Antigravity: Just a VS Code Fork + Gemini Wrapper? Are We Slowly Getting Trapped in a Broken Dependency Loop?

Hey everyone,

With the massive “high traffic / 503” outage today (some of us stuck for 10+ hours, Ultra plan included), a lot of us are sitting here frustrated as hell — even those who paid good money.

But let’s be real for a second, because most of us here are devs and we all know the truth:

Antigravity is fundamentally a fork of VS Code. Google didn’t build a new editor from scratch. They took the VS Code codebase, wrapped Gemini (and their agent system) on top of it, and called it “agent-first IDE” to ship faster than ever. Smart move on the engineering side — I get it.

The problem is: it’s working too well.

We’re getting hooked. The workflow feels so powerful that even when it’s down for an entire day, even when it’s buggy as hell (high traffic, quota issues, random agent failures, etc.), a lot of us still come back. It’s starting to feel like a broken while(true) loop — we keep retrying, keep paying (or hoping the free tier works), keep depending on something that’s not even stable yet.

So my honest question to the community:

  • Are we willingly walking into a clever lock-in play by Google?
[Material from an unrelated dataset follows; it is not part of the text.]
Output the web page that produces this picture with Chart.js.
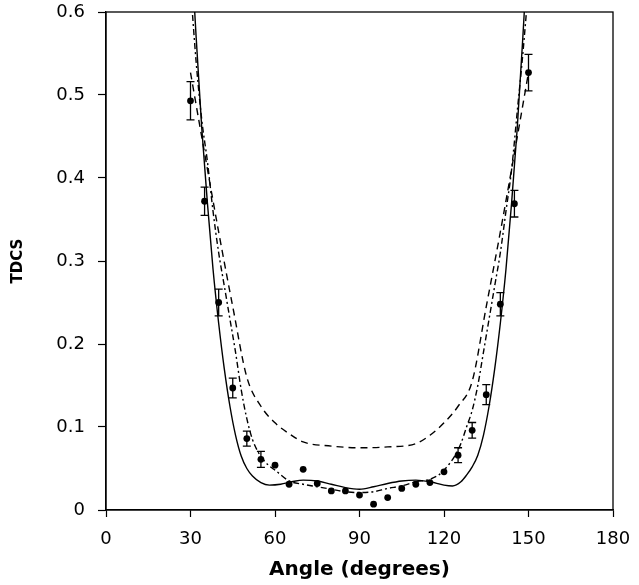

  • Is “ship faster than ever” just code for “make devs dependent on our closed Gemini ecosystem so we control the whole stack”?

  • At what point does the convenience stop being worth the frustration and the risk of single-point-of-failure?

I’m not here to hate — I actually love what Antigravity could be. But right now, whether you’re on free or Ultra, the experience feels… humiliating sometimes.

What do you guys think?
Are you feeling the same dependency creeping in?
Or am I just being dramatic because I’ve been staring at the “try again in a minute” screen for 12 hours straight? :joy:

Let’s discuss honestly — no corporate filter.